-- Start --

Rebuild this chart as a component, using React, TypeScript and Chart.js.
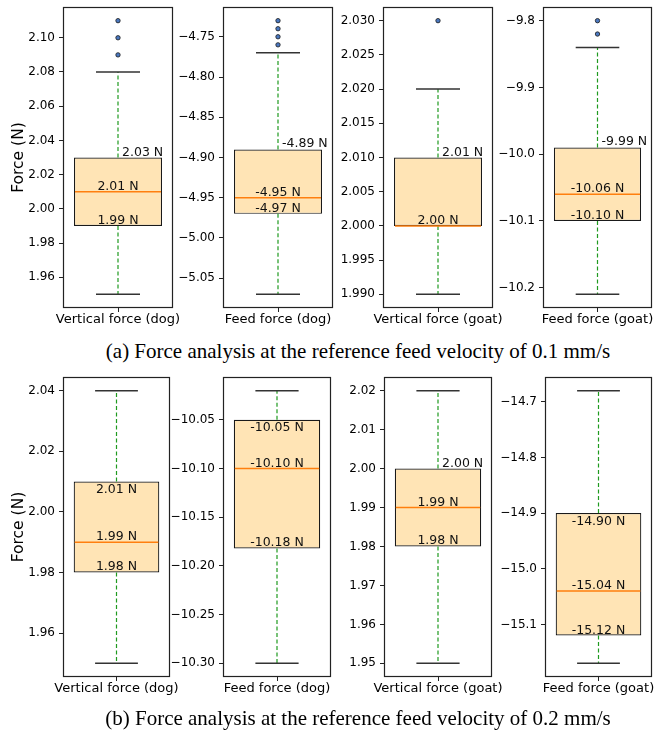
import React, { useEffect, useRef } from 'react';
import { Chart, registerables } from 'chart.js';

Chart.register(...registerables);

// ---------------- data ----------------
const categories = [
  'Vertical force (dog)',
  'Feed force (dog)',
  'Vertical force (goat)',
  'Feed force (goat)',
  'Vertical force (dog)',
  'Feed force (dog)',
  'Vertical force (goat)',
  'Feed force (goat)',
];
const lowerWhisker = [1.95, -5.07, 1.99, -10.21, 1.95, -10.3, 1.95, -15.17];
const q1Values = [1.99, -4.97, 2.0, -10.1, 1.98, -10.182, 1.98, -15.12];
const medianValues = [2.01, -4.95, 2.0, -10.06, 1.99, -10.1, 1.99, -15.04];
const q3Values = [2.03, -4.89, 2.01, -9.99, 2.01, -10.05, 2.0, -14.9];
const upperWhisker = [2.08, -4.77, 2.02, -9.84, 2.04, -10.02, 2.02, -14.68];
const outlierValues: number[][] = [
  [2.09, 2.1, 2.11],
  [-4.76, -4.75, -4.74, -4.73],
  [2.03],
  [-9.82, -9.8],
  [],
  [],
  [],
  [],
];
const tickValues: number[][] = [
  [1.96, 1.98, 2.0, 2.02, 2.04, 2.06, 2.08, 2.1],
  [-5.05, -5.0, -4.95, -4.9, -4.85, -4.8, -4.75],
  [1.99, 1.995, 2.0, 2.005, 2.01, 2.015, 2.02, 2.025, 2.03],
  [-10.2, -10.1, -10.0, -9.9, -9.8],
  [1.96, 1.98, 2.0, 2.02, 2.04],
  [-10.3, -10.25, -10.2, -10.15, -10.1, -10.05],
  [1.95, 1.96, 1.97, 1.98, 1.99, 2.0, 2.01, 2.02],
  [-15.1, -15.0, -14.9, -14.8, -14.7],
];
const tickDecimals = [2, 2, 3, 1, 2, 2, 2, 1];
const q3LabelInside = [false, false, false, false, true, true, false, true];
const yAxisTitle = 'Force (N)';
const captions = [
  '(a) Force analysis at the reference feed velocity of 0.1 mm/s',
  '(b) Force analysis at the reference feed velocity of 0.2 mm/s',
];

// ---------------- layout ----------------
const PANEL_X = [
  [63, 173],
  [223, 333],
  [383, 493],
  [543, 652],
  [63, 170],
  [223, 331],
  [384, 492],
  [545, 652],
];
const ROW_Y = [
  [7, 308],
  [377, 677],
];
const CAPTION_CY = [351, 718];
const CAPTION_CX = 358;
const YW = 62; // y-axis width
const PT = 12; // top pad
const PR = 24; // right pad
const XH = 30; // x-axis height

const FONT = "'DejaVu Sans', sans-serif";
Chart.defaults.font.family = FONT;
Chart.defaults.color = '#000';

const fmtTick = (v: number, d: number) => {
  const s = Math.abs(v).toFixed(d);
  return v < 0 ? '\u2212' + s : s;
};
const fmtLabel = (v: number) => v.toFixed(2) + ' N';

function Panel({ i }: { i: number }) {
  const ref = useRef<HTMLCanvasElement>(null);
  const [l, r] = PANEL_X[i];
  const [t, b] = ROW_Y[i < 4 ? 0 : 1];
  const w = r - l + YW + PR;
  const h = b - t + PT + XH;

  useEffect(() => {
    if (!ref.current) return;
    const outs = outlierValues[i];
    const lo = Math.min(lowerWhisker[i], ...outs);
    const hi = Math.max(upperWhisker[i], ...outs);
    const margin = (hi - lo) * 0.05;

    const extras = {
      id: 'boxExtras' + i,
      afterDatasetsDraw(chart: any) {
        const ctx = chart.ctx;
        const y = chart.scales.y;
        const bar = chart.getDatasetMeta(0).data[0] as any;
        const cx = bar.x;
        const half = bar.width / 2;
        const yq1 = y.getPixelForValue(q1Values[i]);
        const yq3 = y.getPixelForValue(q3Values[i]);
        const ymed = y.getPixelForValue(medianValues[i]);
        const ylo = y.getPixelForValue(lowerWhisker[i]);
        const yhi = y.getPixelForValue(upperWhisker[i]);
        ctx.save();
        // whiskers
        ctx.strokeStyle = '#1f9a1f';
        ctx.lineWidth = 1.2;
        ctx.setLineDash([4, 2.5]);
        ctx.beginPath();
        ctx.moveTo(cx, yq3);
        ctx.lineTo(cx, yhi);
        ctx.moveTo(cx, yq1);
        ctx.lineTo(cx, ylo);
        ctx.stroke();
        ctx.setLineDash([]);
        // caps
        ctx.strokeStyle = '#333';
        ctx.lineWidth = 1.5;
        ctx.beginPath();
        ctx.moveTo(cx - half / 2, yhi);
        ctx.lineTo(cx + half / 2, yhi);
        ctx.moveTo(cx - half / 2, ylo);
        ctx.lineTo(cx + half / 2, ylo);
        ctx.stroke();
        // median
        ctx.strokeStyle = '#ff7f0e';
        ctx.lineWidth = 1.5;
        ctx.beginPath();
        ctx.moveTo(cx - half + 1, ymed);
        ctx.lineTo(cx + half - 1, ymed);
        ctx.stroke();
        // labels
        ctx.fillStyle = '#111';
        ctx.font = '12.5px ' + FONT;
        if (q3LabelInside[i]) {
          ctx.textAlign = 'center';
          ctx.textBaseline = 'top';
          ctx.fillText(fmtLabel(q3Values[i]), cx, yq3 + 2);
        } else {
          ctx.textAlign = 'left';
          ctx.textBaseline = 'bottom';
          ctx.fillText(fmtLabel(q3Values[i]), cx + 4, yq3 + 1);
        }
        ctx.textAlign = 'center';
        ctx.textBaseline = 'bottom';
        ctx.fillText(fmtLabel(medianValues[i]), cx, ymed + 1);
        if (q1Values[i] !== medianValues[i]) {
          ctx.fillText(fmtLabel(q1Values[i]), cx, yq1 + 1);
        }
        ctx.restore();
      },
      afterDraw(chart: any) {
        const a = chart.chartArea;
        const ctx = chart.ctx;
        ctx.save();
        ctx.strokeStyle = '#222';
        ctx.lineWidth = 1.2;
        ctx.strokeRect(a.left + 0.5, a.top + 0.5, a.right - a.left - 1, a.bottom - a.top - 1);
        ctx.restore();
      },
    };

    const chart = new Chart(ref.current, {
      type: 'bar',
      data: {
        labels: [categories[i]],
        datasets: [
          {
            type: 'bar',
            data: [[q1Values[i], q3Values[i]]] as any,
            backgroundColor: '#FFE4B5',
            borderColor: '#1a1a1a',
            borderWidth: 1.2,
            borderSkipped: false,
            barPercentage: 0.8,
            categoryPercentage: 1,
          },
          {
            type: 'scatter',
            data: outs.map((v) => ({ x: categories[i], y: v })) as any,
            pointRadius: 2.2,
            pointBackgroundColor: '#4a78c0',
            pointBorderColor: '#1a1a1a',
            pointBorderWidth: 0.8,
            showLine: false,
          } as any,
        ],
      },
      options: {
        responsive: false,
        animation: false,
        events: [],
        layout: { padding: { left: 0, top: PT, right: PR, bottom: 0 } },
        plugins: { legend: { display: false }, tooltip: { enabled: false } },
        scales: {
          x: {
            type: 'category',
            offset: true,
            grid: {
              display: true,
              drawOnChartArea: false,
              drawTicks: true,
              tickLength: 4,
              offset: false,
              color: '#222',
            },
            border: { display: false },
            ticks: {
              font: { size: 13 },
              color: '#000',
              padding: 0,
              maxRotation: 0,
              minRotation: 0,
              autoSkip: false,
            },
            afterFit(scale: any) {
              scale.height = XH;
              scale.paddingLeft = 0;
              scale.paddingRight = 0;
            },
          },
          y: {
            type: 'linear',
            min: lo - margin,
            max: hi + margin,
            bounds: 'data',
            afterBuildTicks(scale: any) {
              scale.ticks = tickValues[i].map((v) => ({ value: v }));
            },
            afterFit(scale: any) {
              scale.width = YW;
              scale.paddingTop = 0;
              scale.paddingBottom = 0;
            },
            grid: {
              display: true,
              drawOnChartArea: false,
              drawTicks: true,
              tickLength: 4,
              color: '#222',
            },
            border: { display: false },
            ticks: {
              font: { size: 12 },
              color: '#000',
              padding: 4,
              autoSkip: false,
              callback: (v: any) => fmtTick(Number(v), tickDecimals[i]),
            },
            title: {
              display: i % 4 === 0,
              text: yAxisTitle,
              font: { size: 15.5 },
              color: '#000',
              padding: { top: 9, bottom: 0 },
            },
          },
        },
      },
      plugins: [extras as any],
    });
    return () => chart.destroy();
  }, [i]);

  return (
    <canvas
      ref={ref}
      width={w}
      height={h}
      style={{ position: 'absolute', left: l - YW, top: t - PT, width: w, height: h }}
    />
  );
}

export default function App() {
  return (
    <div
      style={{
        position: 'absolute',
        left: 0,
        top: 0,
        width: 654,
        height: 731,
        background: '#fff',
        overflow: 'hidden',
      }}
    >
      {categories.map((_, i) => (
        <Panel key={i} i={i} />
      ))}
      {captions.map((c, k) => (
        <div
          key={k}
          style={{
            position: 'absolute',
            left: CAPTION_CX - 327,
            width: 654,
            top: CAPTION_CY[k] - 12,
            height: 24,
            lineHeight: '24px',
            textAlign: 'center',
            fontFamily: "'Liberation Serif', 'Times New Roman', serif",
            fontSize: 21,
            color: '#000',
            whiteSpace: 'nowrap',
          }}
        >
          {c}
        </div>
      ))}
    </div>
  );
}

-- End --

▶ _Given problem_
Repeat exactly and only the lines from the start of the data above through the line that holds "Chart.register(...registerables);", inclusive. Pictures do not belong in the copy.

▶ _Complete output_
Rebuild this chart as a component, using React, TypeScript and Chart.js.
import React, { useEffect, useRef } from 'react';
import { Chart, registerables } from 'chart.js';

Chart.register(...registerables);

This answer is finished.